Blaming it on media portrayals of the Arabs will not do: the rhetoric and actions were despicable, and there would be no possible way of depicting them otherwise. This is just part of a general trend in the Arab world to blame anybody but themselves for the consequences of their behavior.
another yank lecturing others on "rhetoric" and "actions"?? amusing, as always...

What about the "despicable" actions of Israel? What about its attack on the USS Liberty? What about Sabra and Shtilla? What about EVERYTHING it has done in the occupied territories for the past half century??

more recent scholarship doesn't tend to regard Sale and Gerock very highly, at least on the specific point of how they treat this particular Qur'anic passage.
The fact that all your sources are listed as "protestant" or "christian" authors isn't what really bothers me. But the fact that there is nothing "original" or especially concerning about their scholarship is what should concern you since you are basing your entire point on this and the ukht thing. There is nothing to conclusively prove anything here. That is why it hasn't created any big waves (in contrast to issues in authorship of the Bible).

So in the end, you can keep your hypothesis, but it is not disturbing enough for Muslims like me to pay attention to it. (bullets off armor dude ;-)

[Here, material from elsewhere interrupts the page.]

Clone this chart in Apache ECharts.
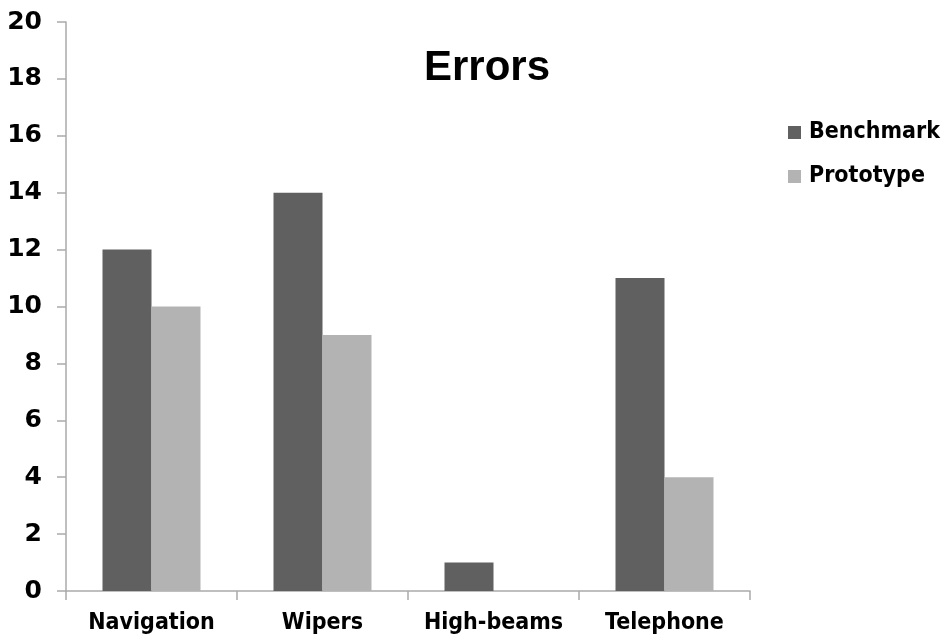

He has done an impressive amount of actual research, and cites actual primary sources. It is difficult to publish books attacking Islam nowadays since the Rushdie affair.
This has turned into your "standard talking point" hasn't it? Just pretend like the only reason there isn't much there is because people are afraid to publish :rolleyes: Nothing is hard to publish these days. Something which conclusively proves a contradiction in the Quran would be an instant best seller and that author would be lauded in academia.